Diario íntimo de la ceremonia
Enviados a la intemperie
«El viernes no hubo ni fraternité ni egalité y a los periodistas solo nos quedaba la liberté de meternos debajo de un puente»
La lluvia destiñe el desfile pero no puede con un emocionante final

Ustedes vieron por la televisión una ceremonia colosal, brillante. ¡Qué palacios tiene París! ¡Qué bonito el Sena! Sin embargo, deben saber que, cuando los barcos pasaban bajo el majestuoso puente de Alejandro III, con sus estatuas doradas y sus sueños imperiales, ahí abajo, en lo ... más oscuro, entre barrotes de hierro y orines humanos, apoyado difícilmente en un bordillo, con el ordenador sujeto entre las piernas, justo ahí, estaba un servidor escribiéndoles la crónica. Por las pantallas gigantes se veía a María Antonieta con la cabeza cortada, como si la Revolución Francesa hubiese triunfado de verdad, pero el viernes no hubo ni fraternité ni egalité y a los periodistas solo nos quedaba la liberté de meternos debajo de un puente. Al lado, los invitados vip, vestidos de fantasía y Christian Dior, tomaban a cubierto champán y canapés.
Para llegar a ese bordillo, no se crean, hubo que rellenar varias acreditaciones, solicitar distintas pegatinas y pasar controles puntillosos. Eso resultaba molesto, pero daba ilusiones de que hubiera algo al final de camino, qué se yo, una silla, una mesa, un enchufe. Lo mismo nos hubiera dado saltar la valla. Acabamos todos tumbados en una acera junto al Sena, lo que nos obligó a adoptar posturas inverosímiles, que rozaban el contorsionismo y bien podrían acabar ingresando en el programa olímpico. Escribir en el suelo, con el ordenador entre las piernas y el móvil en una mano tiene algo de breaking dance, una cosa a medias entre el maiquelyakson y el robocop. Que se lo apunte el COI para la próxima.
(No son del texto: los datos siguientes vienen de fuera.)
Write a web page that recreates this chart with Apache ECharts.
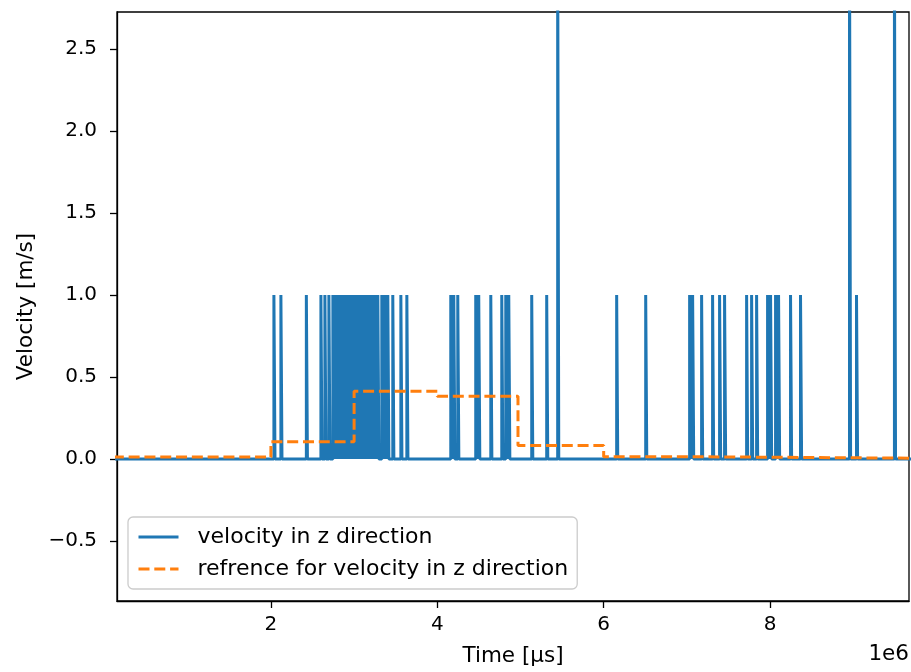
<!DOCTYPE html>
<html>
<head>
<meta charset="utf-8">
<script src="https://cdn.jsdelivr.net/npm/echarts@6/dist/echarts.min.js"></script>
<style>
  html, body { margin: 0; padding: 0; background: #fff; }
  #chart { width: 911px; height: 672px; }
</style>
</head>
<body>
<div id="chart"></div>
<script>
// Measured z velocity: times (µs) where the signal jumps away from 0, and the value it reaches
const spikeTimes = [
  2036000, 2120000, 2426000, 2601000, 2649000, 2697000,
  2745000, 2772000, 2799000, 2826000, 2853000, 2880000, 2907000, 2934000,
  2961000, 2988000, 3015000, 3042000, 3069000, 3096000, 3123000, 3150000,
  3177000, 3204000, 3222000,
  3249000, 3285000, 3333000, 3369000, 3405000, 3465000, 3562000, 3634000,
  4162000, 4198000, 4246000, 4462000, 4498000, 4643000, 4775000, 4823000,
  4859000, 5135000, 5315000, 5447000,
  6156000, 6505000, 7033000, 7069000, 7177000, 7309000, 7393000, 7453000,
  7718000, 7778000, 7838000, 7970000, 8006000, 8066000, 8102000, 8246000,
  8366000, 8955000, 9039000, 9495000
];
const spikeValues = [
  1, 1, 1, 1, 1, 1,
  1, 1, 1, 1, 1, 1, 1, 1,
  1, 1, 1, 1, 1, 1, 1, 1,
  1, 1, 1,
  1, 1, 1, 1, 1, 1, 1, 1,
  1, 1, 1, 1, 1, 1, 1, 1,
  1, 1, 1, 3.2,
  1, 1, 1, 1, 1, 1, 1, 1,
  1, 1, 1, 1, 1, 1, 1, 1,
  1, 3.2, 1, 3.2
];
const signalStart = 100000;
const signalEnd = 9700000;

// Reference profile: piecewise constant, value refValues[i] between refTimes[i] and refTimes[i+1]
const refTimes = [100000, 2000000, 3000000, 4000000, 4970000, 6000000, 7000000, 9700000];
const refValues = [0.012, 0.105, 0.413, 0.382, 0.083, 0.014, 0.005];

// Axis ticks
const xTicks = [2000000, 4000000, 6000000, 8000000];
const yTicks = [-0.5, 0.0, 0.5, 1.0, 1.5, 2.0, 2.5];

const X_MIN = 150000, X_MAX = 9670000;
const Y_MIN = -0.866, Y_MAX = 2.726;

// Build the z-velocity trace: baseline at 0 with narrow pulses
const pulseWidth = 13000;
const velocityData = [[signalStart, 0]];
spikeTimes.forEach((t, i) => {
  const v = spikeValues[i];
  velocityData.push([t, 0], [t, v], [t + pulseWidth, v], [t + pulseWidth, 0]);
});
velocityData.push([signalEnd, 0]);

// Build the reference trace as explicit step corners
const referenceData = [];
for (let i = 0; i < refValues.length; i++) {
  referenceData.push([refTimes[i], refValues[i]], [refTimes[i + 1], refValues[i]]);
}

const FONT = 'DejaVu Sans';
const TICK_FS = 20;
const LABEL_FS = 21.5;
const LEGEND_FS = 22;
const AXIS_W = 1.3;

const chart = echarts.init(document.getElementById('chart'), null, { renderer: 'canvas' });
chart.setOption({
  animation: false,
  backgroundColor: '#ffffff',
  textStyle: { fontFamily: FONT, color: '#000' },
  grid: {
    left: 117, right: 2, top: 12, bottom: 71,
    show: true, borderColor: '#000', borderWidth: AXIS_W, backgroundColor: 'transparent'
  },
  xAxis: {
    type: 'value',
    min: X_MIN, max: X_MAX,
    name: 'Time [µs]',
    nameLocation: 'middle',
    nameGap: 44,
    nameTextStyle: { fontFamily: FONT, fontSize: LABEL_FS, color: '#000' },
    axisLine: { show: true, onZero: false, lineStyle: { color: '#000', width: AXIS_W } },
    axisTick: { show: true, length: 7, lineStyle: { color: '#000', width: AXIS_W }, customValues: xTicks },
    axisLabel: {
      fontFamily: FONT, fontSize: TICK_FS, color: '#000', margin: 14,
      customValues: xTicks,
      formatter: v => String(Math.round(v / 1e6))
    },
    splitLine: { show: false }
  },
  yAxis: {
    type: 'value',
    min: Y_MIN, max: Y_MAX,
    name: 'Velocity [m/s]',
    nameLocation: 'middle',
    nameGap: 79,
    nameTextStyle: { fontFamily: FONT, fontSize: LABEL_FS, color: '#000' },
    axisLine: { show: true, onZero: false, lineStyle: { color: '#000', width: AXIS_W } },
    axisTick: { show: true, length: 7, lineStyle: { color: '#000', width: AXIS_W }, customValues: yTicks },
    axisLabel: {
      fontFamily: FONT, fontSize: TICK_FS, color: '#000', margin: 20,
      customValues: yTicks,
      formatter: v => v.toFixed(1).replace('-', '\u2212')
    },
    splitLine: { show: false }
  },
  legend: {
    orient: 'vertical',
    left: 128, top: 517,
    backgroundColor: 'rgba(255,255,255,0.8)',
    borderColor: '#cccccc', borderWidth: 1.3, borderRadius: 5,
    padding: [8, 9, 8, 9],
    itemWidth: 40, itemHeight: 14, itemGap: 8,
    itemStyle: { color: 'transparent', borderWidth: 0, opacity: 0 },
    lineStyle: { width: 3 },
    textStyle: { fontFamily: FONT, fontSize: LEGEND_FS, color: '#000', lineHeight: 24, padding: [0, 0, 0, 14] },
    data: ['velocity in z direction', 'refrence for velocity in z direction']
  },
  graphic: [
    {
      type: 'text', right: 2, top: 643,
      style: { text: '1e6', fontFamily: FONT, fontSize: LABEL_FS, fill: '#000' }
    }
  ],
  series: [
    {
      name: 'velocity in z direction',
      type: 'line',
      data: velocityData,
      symbol: 'none',
      clip: true,
      color: '#1f77b4',
      lineStyle: { color: '#1f77b4', width: 3 }
    },
    {
      name: 'refrence for velocity in z direction',
      type: 'line',
      data: referenceData,
      symbol: 'none',
      clip: true,
      color: '#ff7f0e',
      lineStyle: { color: '#ff7f0e', width: 3, type: [11, 4.8] }
    }
  ]
});
</script>
</body>
</html>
Tal vez piensen ustedes que mis compañeros en el Trocadero estaban mejor por el hecho, casi milagroso, de sentarse en una silla. Los organizadores debieron pensar que bastante suerte habían tenido ya, así que no les pusieron ni una miserable tejavana de uralita. ¡Para qué demonios querrán tantas comodidades! ¡Si están en el Trocadero, viendo todo el rato la Torre Eiffel, muriéndose de envidia por no ser franceses! Con el diluvio, los enchufes se convirtieron en amenazas palpitantes, un ordenador se apagó, manejar el teléfono era casi imposible y los reporteros se cubrieron de plásticos como si se les hubiera caído encima el invernadero. Y luego Estanguet tuvo el cuajo de decir que no había que dejarse impresionar por «unas gotas de lluvia». Abajo te hubiera querido ver, Tony, simpático.